Last week, Iranian President Hassan Rouhani said his government was willing to return to the Obama-era nuclear limits if the US lifts sanctions. If the new Biden administration “returns to the situation as it was in 2017, then so will we,” he said.
But that’s where the rub will come. Negotiating a step-by-step agreement about which nuclear limits will be reimposed first, which sanctions will be released when, and how Iran’s compliance will be verified will take some delicate diplomacy.
And Biden may have trouble building consensus for a new deal. The 2015 agreement was opposed not only by most Republicans, but by several pro-Israel Democrats, including Senate Democratic leader Charles E. Schumer of New York. Even Sen. Chris Coons of Delaware, a close Biden ally and advisor, has made clear he opposes lifting all of the sanctions Trump imposed, arguing that they give the United States leverage over Iran.
That’s a widely held belief in Washington.
“We’ve built up this presumed leverage,” Michael Singh of the Washington Institute for Near East Policy, a conservative critic of the pact, warned at a conference last week. “We’d be giving it away for nothing in return.”
But here’s why opponents of lifting nuclear sanctions are wrong.
First, for all their purported power as “leverage,” Trump’s sanctions haven’t worked. Yes, they brought Iran’s economy to its knees, but their goal was to compel Iran to change its behavior, and that didn’t happen.
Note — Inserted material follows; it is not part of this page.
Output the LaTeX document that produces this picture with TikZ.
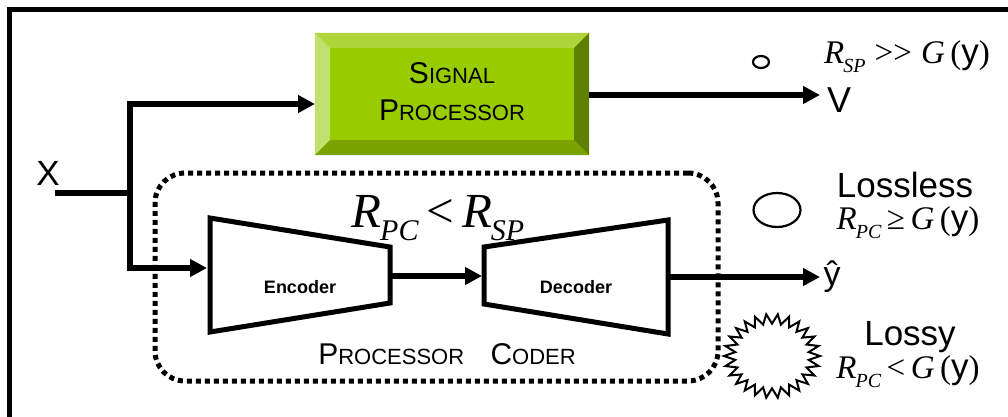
\documentclass[tikz,border=0pt]{standalone}
\usepackage{fontspec}
\setmainfont{Liberation Sans}
\newfontfamily\tms{Liberation Serif}
\usetikzlibrary{arrows.meta, shapes.geometric, calc}
\definecolor{spface}{HTML}{99CC00}
\definecolor{sptop}{HTML}{AED63A}
\definecolor{spleft}{HTML}{C0E070}
\definecolor{spbot}{HTML}{7AA300}
\definecolor{spright}{HTML}{5F7F00}
\newcommand{\fsz}[1]{\fontsize{#1}{#1}\selectfont}
\newcommand{\rate}[2]{{\tms\itshape R}\kern-0.03em\raisebox{-0.28em}{\fsz{#2}\tms\itshape #1}}
\newcommand{\gy}{{\tms\itshape G}\,{\tms(}{\fsz{35}y}{\tms)}}

\begin{document}
\begin{tikzpicture}[x=1pt, y=-1pt]
    \tikzstyle{wire} += [line width=5.5pt];
    \tikzstyle{arr} += [wire, -{Triangle[length=17pt, width=17pt]}];
    \tikzstyle{blk} += [line width=5pt, line join=miter];
    \tikzstyle{lbl} += [anchor=base, inner sep=0pt];
    \useasboundingbox (0,0) rectangle (1008,416);
    \draw[line width=5pt] (9.5,9.5) rectangle (1030,440);

    % signal processor with bevelled edges
    \node (sp) at (452,94) [fill=spface, minimum width=274pt, minimum height=122pt, inner sep=0pt]{};
    \fill[sptop]   (sp.north west) -- (sp.north east) -- ++(-15,15) -- ($(sp.north west)+(15,15)$) -- cycle;
    \fill[spleft]  (sp.north west) -- (sp.south west) -- ++(15,-15) -- ($(sp.north west)+(15,15)$) -- cycle;
    \fill[spbot]   (sp.south west) -- (sp.south east) -- ++(-15,-15) -- ($(sp.south west)+(15,-15)$) -- cycle;
    \fill[spright] (sp.north east) -- (sp.south east) -- ++(-15,-15) -- ($(sp.north east)+(-15,15)$) -- cycle;
    \node (sig)  at (452,83)  [lbl, font=\fsz{30}]{S{\fsz{22}IGNAL}};
    \node (proc) at (452,120) [lbl, font=\fsz{30}]{P{\fsz{22}ROCESSOR}};

    % processor coder
    \node (pc) at (436.5,277) [draw, line width=5pt, dash pattern=on 5pt off 4pt, rounded corners=30pt, minimum width=563pt, minimum height=208pt]{};
    \draw[blk] (210,218) -- (390,247) -- (390,303) -- (210,332) -- cycle;
    \draw[blk] (484,247) -- (668,220) -- (668,334) -- (484,304) -- cycle;
    \node (enc) at (300,287) [font=\fsz{18}\bfseries]{Encoder};
    \node (dec) at (576,287) [font=\fsz{18}\bfseries]{Decoder};
    \node (rpc) at (438,227) [lbl, font=\fsz{49}]{\rate{PC}{30}\,{\tms<}\,\rate{SP}{30}};
    \node (pcname) at (447,364) [lbl, font=\fsz{30}]{P{\fsz{22}ROCESSOR}\hspace{18pt} C{\fsz{22}ODER}};

    \coordinate (src)    at (55,193);
    \coordinate (split)  at (130,193);
    \coordinate (sp-in)  at (315,104);
    \coordinate (sp-out) at (589,95);
    \coordinate (v-end)  at (820,95);
    \coordinate (enc-in) at (207,268);
    \coordinate (enc-out) at (390,276);
    \coordinate (dec-in) at (482,276);
    \coordinate (dec-out) at (668,277);
    \coordinate (y-end)  at (820,277);

    \node (x) at (48,185) [lbl, font=\fsz{35}]{X};
    \node (v) at (839,112) [lbl, font=\fsz{36}]{V};
    \node (yhat) at (832,285) [lbl, font=\fsz{34}]{ŷ};

    \draw[wire] (src) -- (split);
    \draw[arr] (split) |- (sp-in);
    \draw[arr] (split) |- (enc-in);
    \draw[arr] (sp-out) -- (v-end);
    \draw[arr] (enc-out) -- (dec-in);
    \draw[arr] (dec-out) -- (y-end);

    % rate cases
    \node (m1) at (761,62) [draw, ellipse, line width=2.2pt, minimum width=16pt, minimum height=12pt, inner sep=0pt]{};
    \node (m2) at (777,210) [draw, ellipse, line width=2.2pt, minimum width=47pt, minimum height=34pt, inner sep=0pt]{};
    \draw[line width=2pt, line join=miter] (820,356)
      \foreach \i [evaluate=\i as \rr using {1-0.23*mod(\i,2)}] in {1,...,51} { -- ({772+48*\rr*cos(\i*6.923)}, {356+42*\rr*sin(\i*6.923)}) } -- cycle;

    \node (c1) at (907,63)  [lbl, font=\fsz{33}]{\rate{SP}{20}\;{\tms>{}>}\;\gy};
    \node (c2) at (905,197) [lbl, font=\fsz{35}]{Lossless};
    \node (c3) at (908,229) [lbl, font=\fsz{33}]{\rate{PC}{20}\,{\tms≥}\,\gy};
    \node (c4) at (910,345) [lbl, font=\fsz{35}]{Lossy};
    \node (c5) at (908,378) [lbl, font=\fsz{33}]{\rate{PC}{20}\,{\tms<}\,\gy};
\end{tikzpicture}
\end{document}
Second, lifting Trump’s sanctions against Iran’s nuclear activities won’t deprive the United States of all its leverage. Trump and earlier presidents also imposed sanctions on Iran over nonnuclear issues, including its ballistic missile program, its support for terrorist groups and human rights abuses. Biden hasn’t offered to relinquish those.
Third, an attempt by Biden to keep some nuclear sanctions would likely be a deal-breaker. Both leaders have offered to return to the terms they agreed to in 2015; if the United States backtracks from Biden’s offer, the Iranians would likely backtrack too.
The bigger problem is that, even if the sanctions are removed, a return to the 2015 deal may be impossible.
“Perhaps the distrust between the two sides is too wide to bridge,” Karim Sadjadpour of the Carnegie Endowment for International Peace warned recently.
For Biden, only one thing is certain: Iran policy will require a major commitment of time and political capital during his first year in office -- a time when he will need his main focus to be the COVID-19 pandemic and the US economy.
Here’s one suggestion for improving his chance of success with Iran: Begin by announcing that his administration will make sure Iran can buy COVID-19 vaccines on the international market without running afoul of US sanctions.
The Trump administration said its sanctions did not apply to humanitarian or medical shipments -- but it has also imposed cumbersome bureaucratic requirements on banks, suppliers and shipping companies requesting permits for such exports. Biden could streamline that process to demonstrate his interest in a better relationship.
The first priority, as one former US diplomat told me, is to restart normal working conversations with Iran.
“The only way to get anything done is to have regular exchanges and listen to each other,” said John W. Limbert, who was one of 52 American hostages seized at the US Embassy in Tehran in 1979.
Biden doesn’t need this kind of diplomatic tangle to complicate his first year in office. But it’s a problem Trump has left him -- and a test of his commitment to steer foreign policy back toward the multilateralist course Obama set.
Doyle McManus is a columnist for the Los Angeles Times. -- Ed.